Tornasse indietro, si ricandiderebbe?

«No, non mi ricandiderei. È brutto ammetterlo, perché sto imparando tanto e questa esperienza mi sta dando moltissimo. Ma non vorrei riprovare la delusione che sto provando in questi giorni».

È più delusa dal Movimento o dalla politica?

«Dal Movimento. In realtà, in questi anni ho capito che molti dei pregiudizi che si hanno sulla politica non sono fondati. Tante cose non funzionano, ma in Parlamento ci sono anche persone competenti, che lavorano duro. C’è un’apertura al dialogo che non ho invece trovato nei Cinque Stelle».

Cosa l’ha delusa di più?

«È difficile indicare dei temi specifici sui quali il Movimento ha tenuto una posizione che mi ha deluso, anche perché spesso una linea non c’era (ride, ndr). La cosa che ho sofferto di più è stata la totale assenza di confronto, di democrazia interna».

Ma scusi, i Cinque Stelle non sono quelli per cui «uno vale uno», per i quali la volontà degli elettori regna sovrana, quelli di Rousseau?

«In teoria sì, in pratica direi di no. Io ho sempre avuto dubbi su Rousseau e sulla sua gestione. La verità è che, da quando siamo andati al Governo, si è completamente perso il controllo della piattaforma.

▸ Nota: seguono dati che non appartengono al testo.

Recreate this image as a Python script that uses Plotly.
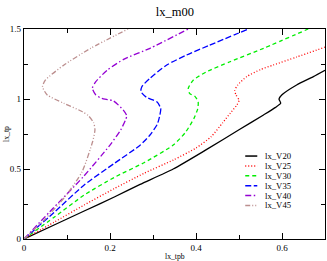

Il caso del quesito sul Governo Draghi è emblematico».

Era un quesito fazioso, ma gli iscritti avrebbero potuto votare no.

«Il problema infatti non è il risultato, ma come ci si è arrivati. Innanzitutto, chi può votare su Rousseau? Nel 2018 abbiamo avuto undici milioni di elettori, lì ci sono settantamila iscritti, e molti non sono neppure attivisti. E poi il quesito è stato scritto e posto senza tenere minimamente in considerazione la posizione di noi parlamentari».

In che senso?

«Il settanta per cento di noi era per il “no” alla fiducia. Andare alle consultazioni, dialogare, ma non a dare la fiducia alla cieca… Solo che i vertici volevano entrare nel Governo e hanno piegato la situazione per averla vinta».

Chi sono i vertici?

«Bella domanda. Sa che non l’ho ancora davvero capito?».

Lei perché è contro il premier Draghi?

«Io non sono contro Draghi. Sono la prima a riconoscerne lo spessore, la competenza. Semplicemente, questo Governo rappresenta tutto ciò contro cui è nato anni fa il Movimento. Farne parte significherebbe abbandonare i valori in cui credo. Draghi rappresenta le banche e il loro potere, le privatizzazioni, gli anni del rigore europeo… Non riesco a fidarmi della sua figura, istituzionalmente parlando. Nel Gruppo Misto valuterò ogni provvedimento e voterò a favore o contro».

Non pensa che sia meglio essere al Governo che all’opposizione?

«Il problema è che non ho fiducia nemmeno in questa formula governativa. Con tutti i partiti dalla stessa parte, temo che si vada incontro o a uno snaturamento, oppure a uno stallo».

Lei però ha governato con la Lega prima e con il Pd poi. Sarebbe così diverso?

«Sì, perché con la Lega e con il Pd c’era comunque un accordo, c’era stata una trattativa. C’erano dei punti fermi che ora non ci sono».